Here's where it gets interesting, and where I start wanting more data than the paper provides. Across 283 development sessions, the infrastructure amplified 2,801 human prompts into 1,197 agent invocations, which generated 16,522 agent turns. That's a roughly 6x amplification from prompt to agent activity, which sounds impressive but is hard to evaluate without knowing what fraction of those turns were useful versus the agent spinning its wheels.

The paper doesn't tell us. It relies on observational case studies rather than controlled experiments, and Vasilopoulos acknowledges this. Four case studies illustrate how codified context prevented specific failure modes: a persistence system that maintained consistency across 74 sessions, captured debugging experience that prevented repeated trial-and-error in 10+ subsequent sessions, and so on. Compelling stories, but n=1 on a single project built by the person proposing the framework.

What the case studies do show

The save-system example is concrete enough to be useful. A two-tier save architecture (disk for permanent data, memory for temporary state) caused subtle data corruption when agents wrote to the wrong tier. Temporary buffs persisting permanently. Gold rewards vanishing on restart. A 283-line specification document eliminated the problem across subsequent sessions. The cost: writing 283 lines once. The alternative: diagnosing the same class of bug every few sessions, forever.

And there's the stale-context failure, which is the honest part of the paper. On at least two occasions, outdated specifications caused agents to generate code that conflicted with recent refactors. The agent's output looked syntactically correct; the errors only surfaced during testing. Documentation as infrastructure means documentation failures are infrastructure failures. That's the tradeoff.

Who is this actually for?

The author's background in chemistry rather than software engineering is either the most interesting or most concerning detail, depending on your perspective. The paper positions this as a test case for domain experts building software beyond their primary expertise. A chemist using AI to build a distributed game system. The companion repository includes factory agents that generate tailored context artifacts for new projects: ask three questions, get a constitution.

I'm genuinely uncertain what to make of this. On one hand, it's a real system built by a real person who shipped actual code. The GitHub repo lists Claude itself as a contributor, which is either charming or alarming. On the other hand, 108,000 lines of C# written by AI agents guided by a non-engineer, verified primarily by the same non-engineer, with no external code review mentioned in the paper. How much of that code is good? The paper doesn't say, and that's a gap.

But the framework itself, the three-tier context architecture, doesn't depend on the quality of the underlying project. The pattern would work the same way for a team of experienced engineers. It is essentially applying the principle that Sean Grove articulated at AI Engineer 2025: specs are becoming the real source code. The actual Python and C# files are compilation artifacts.

What's next

Vasilopoulos says he's applying the framework to a drug discovery project as an initial test of cross-domain transferability. The companion repo is MIT-licensed with quickstart tooling.
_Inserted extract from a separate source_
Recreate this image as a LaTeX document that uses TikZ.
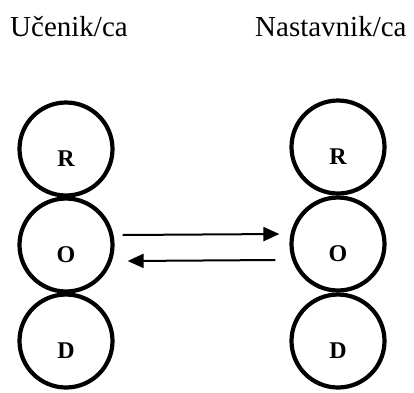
\documentclass[tikz,border=0pt]{standalone}
\usepackage{fontspec}
\setmainfont{Liberation Serif}
\usetikzlibrary{arrows.meta}

\begin{document}
\begin{tikzpicture}[x=1pt, y=1pt,
    ring/.style={circle, draw=black, line width=4.2pt, minimum size=93pt, inner sep=0pt},
    letter/.style={font=\fontsize{24}{24}\selectfont\bfseries, yshift=-10pt},
    title/.style={font=\fontsize{29}{29}\selectfont, anchor=base west, inner sep=0pt},
    flow/.style={line width=2pt, -{Triangle[length=16pt, width=14pt]}}]
  \useasboundingbox (0,0) rectangle (414,-392);

  % Column titles
  \node[title] (ucenik) at (10,-36) {Učenik/ca};
  \node[title] (nastavnik) at (255,-36) {Nastavnik/ca};

  % Left column (student)
  \node[ring, label={[letter]center:R}] (lR) at (66,-149) {};
  \node[ring, label={[letter]center:O}] (lO) at (66,-245) {};
  \node[ring, label={[letter]center:D}] (lD) at (66,-341) {};

  % Right column (teacher)
  \node[ring, label={[letter]center:R}] (rR) at (338,-147) {};
  \node[ring, label={[letter]center:O}] (rO) at (338,-244) {};
  \node[ring, label={[letter]center:D}] (rD) at (338,-341) {};

  % Exchange between the middle circles
  \draw[flow] ([xshift=8pt, yshift=10pt]lO.east) -- ([xshift=-10pt, yshift=10pt]rO.west);
  \draw[flow] ([xshift=-14pt, yshift=-16pt]rO.west) -- ([xshift=13pt, yshift=-16pt]lO.east);

\end{tikzpicture}
\end{document}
As of this writing, it has zero stars on GitHub, which tells you something about how early this particular contribution is.

The broader trajectory is clear. Context engineering is becoming a discipline with its own taxonomy, drawn from over 1,400 papers according to one recent survey. The question isn't whether AI coding agents need structured external memory. They do. The question is whether the answer looks like 26,000 lines of handwritten specifications, or whether the agents themselves will eventually learn to build and maintain their own context infrastructure. Vasilopoulos's paper is evidence for the first approach. We're still waiting on evidence for the second.